The investigation was sparked by a complaint the ABC received in April of 2012. There's some speculation that these complaints are filed by rival bars, rather than by actually offended people. Others seem to think the complaints could be filed by shocked guests to WeHo who aren't used to the kind of entertainment the neighborhood provides.

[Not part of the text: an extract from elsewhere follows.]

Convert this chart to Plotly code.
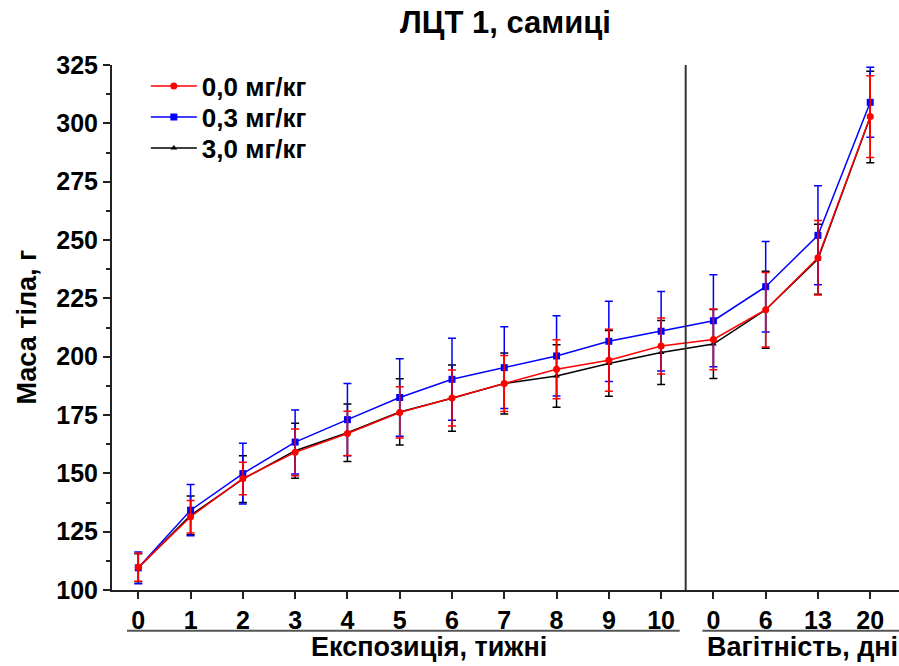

Niemeyer, who tried to fight the suspension, wrote an editorial published by WEHOVille yesterday in which he said he would make no apologies, and said that the ABC board and police have long harassed gay bars in California. He cites instances in the '60s and '70s and mentions that Halloween was the one day of the year that cross-dressing was allowed. "Our upcoming Halloween celebration didn't begin as a result of city planning and corporate sponsorships. It began as an act of defiance to state and local officials who otherwise banned cross dressing," Niemeyer wrote. He added:
Micky's current license suspension is based on lewd conduct laws that haven’t changed since the 1970s, although certainly cultural norms have. Nude entertainment including photos and other depiction of nudity is forbidden. The statute of David could get one’s license suspension, as could the images on the screens of some customers’ cell phones. Would the state have bar owners stand over every customer’s cell phone to look for and prohibit penis pics? These standards should be determined on a local basis. If San Francisco and West Hollywood want different standards than West Covina and Santa Clarita, those communities should have that choice. Sexual freedom is still important to the LGBT community. It, along with many other things, defines who we are.
Niemeyer says this also results in about 50 people being out of work for a month.
ABC also closed nearby Here Lounge for a month in December of 2013, also for this supposed lewd contact from go-go dancers.
That same month, WEHOville reported on some club no-nos, as mandated by ABC. These 43-year-old regulations include not touching anyone's breasts, butt or genitals—including that of both men and women. It also includes not using or showing or wearing any device that simulates those same parts, or pubic hair. Also excluded is the simulation of sex, masturbation, bestiality, oral sex, or S&M. Another one, which is what Here Lounge was cited for, is that dancers have to be at least 18 inches off the floor and six feet away from customers—which makes it pretty difficult for customers to give the dancers tips.
Richard Grossi, owner of nearby Eleven Nightclub, defended Micky's to WEHOville, saying that West Hollywood is a different community in terms of what the people who live and visit there feel is appropriate.